# "Got The Blues"



## Tortuga (May 21, 2004)

Workin' on a special request for blue pens for a Very Special Young Lady..

Still got a few more to go to complete the order.. Felt kinda good getting off my lazy behind last couple of days and snorting up dust.....

(and you can believe that she is ONE SPECIAL YOUNG LADY to jar me loose from this easy chair...but well worth it..)


----------



## Robert A. (Jan 8, 2009)

Very nice Mate!! Glad to see tou kicken up some dust!!!


----------



## bill (May 21, 2004)

Sweet!


----------



## HEMI (Sep 25, 2011)

very nice


----------



## Nwilkins (Jan 18, 2009)

Don't inhale too much, beautiful work as always!!!


----------



## trodery (Sep 13, 2006)

Looks good Jim... as always!


----------



## RB II (Feb 26, 2009)

Looks great. I'm just gonna bet ya have always been a sucker for special young ladies!!!!!!


----------



## Tortuga (May 21, 2004)

HydraSports said:


> Looks great.
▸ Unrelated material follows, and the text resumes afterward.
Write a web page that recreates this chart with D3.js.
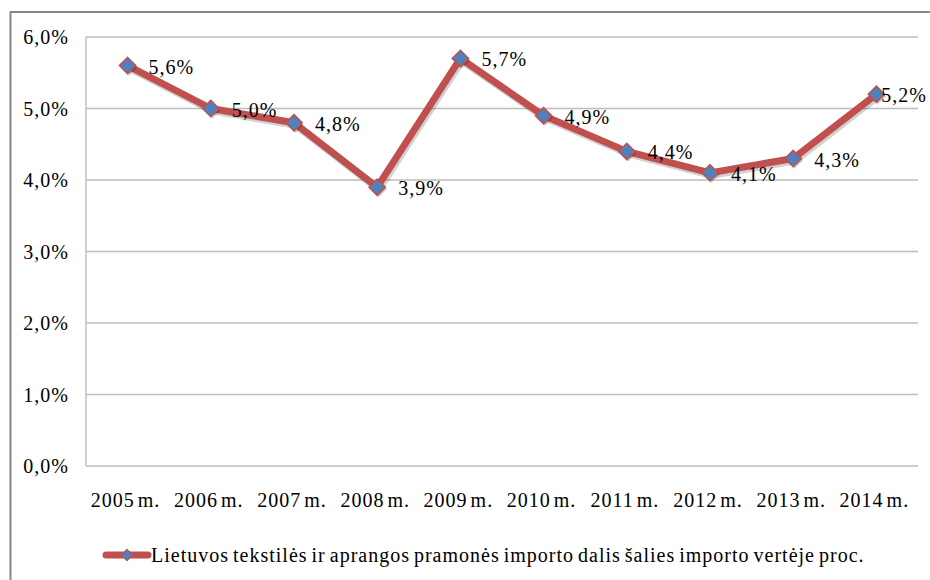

I'm just gonna bet ya have always been a sucker for special young ladies!!!!!!


LOL..You would win that bet, HS...but only these last 80 years...


----------



## RB II (Feb 26, 2009)

Tortuga said:


> LOL..You would win that bet, HS...but only these last 80 years...


LOL, I only been at it fitty sumptin but I'm pretty much a sucker too.


----------



## Viking48 (Jan 24, 2006)

Great job - lookin' good.


----------